No século XVII, famílias nobres mudaram-se para lá. As casas brasonadas evidenciavam o estatuto socioeconómico dos proprietários. Os emblemas, em pedra, permanecem nas fachadas dos prédios, como é o caso do hotel de cinco estrelas PortoBay Flores. Nasceu na chamada "Casa dos Maias". O edifício, amarelo, destaca-se pelos dois grandes brasões à entrada. Recuperá-lo custou quase sete milhões de euros.
"Pela regularidade, largura e extensão, [a Rua das Flores] constituiu-se na principal artéria da cidade como eixo privilegiado na fluidez do tráfego urbano, permitindo a ligação eficiente da cidade ribeirinha e portuária com a porta de carros da muralha medieval [atual Praça de Almeida Garrett] e com as cidades do norte de Portugal", esclarece o docente.
A função comercial, ainda hoje presente, culminou no início do século XVIII, prolongando-se por mais de cem anos, mas a rua manteve sempre "um traço distinto": a arquitetura. A sua "característica singular" nunca se perdeu, observa Manuel Moreira da Rocha. No entanto, nota, "o recheio" perdeu-se, fruto das dezenas de intervenções e transformações dos imóveis em hotéis, restaurantes e alojamentos locais.
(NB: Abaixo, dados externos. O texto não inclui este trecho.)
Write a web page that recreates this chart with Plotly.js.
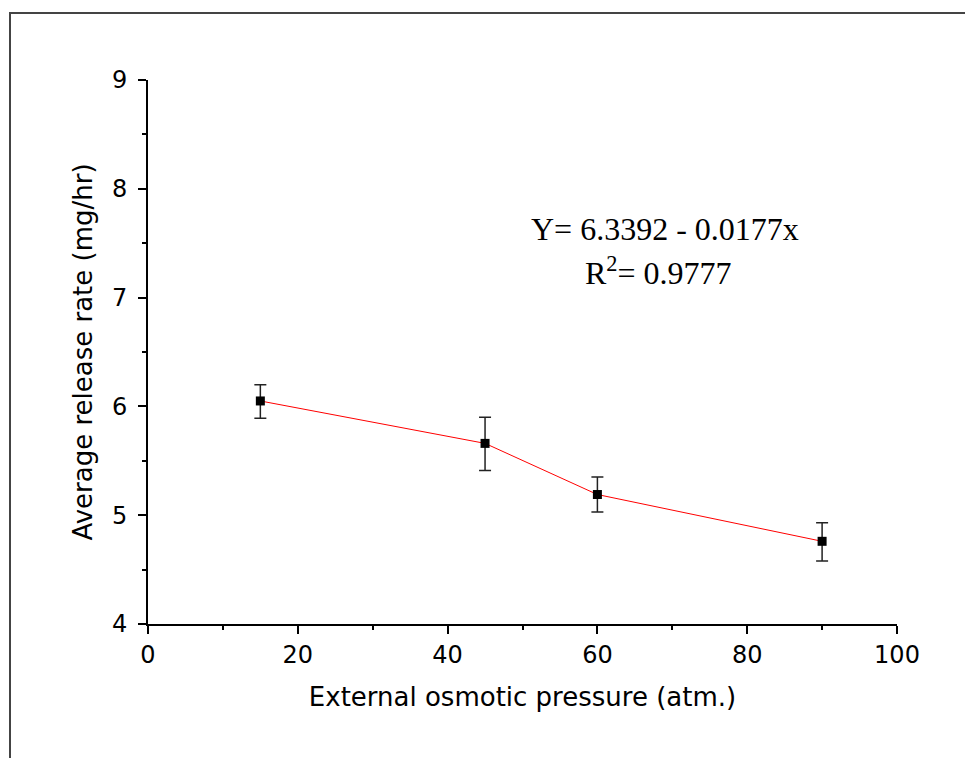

Mesmo antes de ser rua, já ali havia sido construído um hospital que serviu a cidade durante mais de 200 anos. O Hospital de Rocamador, obra da Idade Média, é das estruturas mais antigas da Rua das Flores. Com o arranque da construção do Hospital de Santo António, em 1770, e o aumento do nível de exigência nos tratamentos de saúde, a unidade foi perdendo a sua função.
"Ainda lá estão, na parte de dentro do edificado, estruturas que nos falam desse hospital, que fazia gaveto com a Rua dos Caldeireiros", refere o professor.
Entretanto, com a abertura da Rua de Mouzinho da Silveira, observou-se um "esfumar gradual do progonismo" da Rua das Flores.
Palco de romances
Como refere o trabalho do Centro de Investigação Transdisciplinar "Cultura, Espaço e Memória", da FLUP, da Misericórdia e da Câmara do Porto, a Rua das Flores foi palco de romances, poesia e narrativas.
Os 500 anos da artéria motivam um colóquio que está agendado para novembro, entre os dias 11 e 13.
CURIOSIDADES
"Vestir bem e barato, só aqui"
O anúncio, em três placards, de uma antiga loja de têxteis ainda permanece na Rua das Flores, apesar de o edifício agora se destinar a alojamento local.
Caixa do correio
Uma antiga caixa do correio, entre os números 76 e 84, ainda hoje funciona. Todos os dias úteis, às 16 horas, são levantadas as cartas.
"Fair Lusitania"
A aristocrata lady Jackson, em "Fair Lusitania", descreve a Rua das Flores como a "mais movimentada do Porto": "É longa e algo estreita para o trânsito que tem, mas o pavimento é bom".
Burgo recebe nobres
A abertura da Rua das Flores coincidiu com o fim da prerrogativa que a cidade tinha de impedir os nobres de viver no burgo.
"Casa dos Maias"
Construída no século XVI pelo fidalgo Martim Ferraz, a Casa dos Maias, na Rua das Flores, foi classificada como imóvel de interesse público em 1993. O último proprietário, Domingos de Oliveira Maia, deu-lhe o nome. Destaca-se pelos brasões.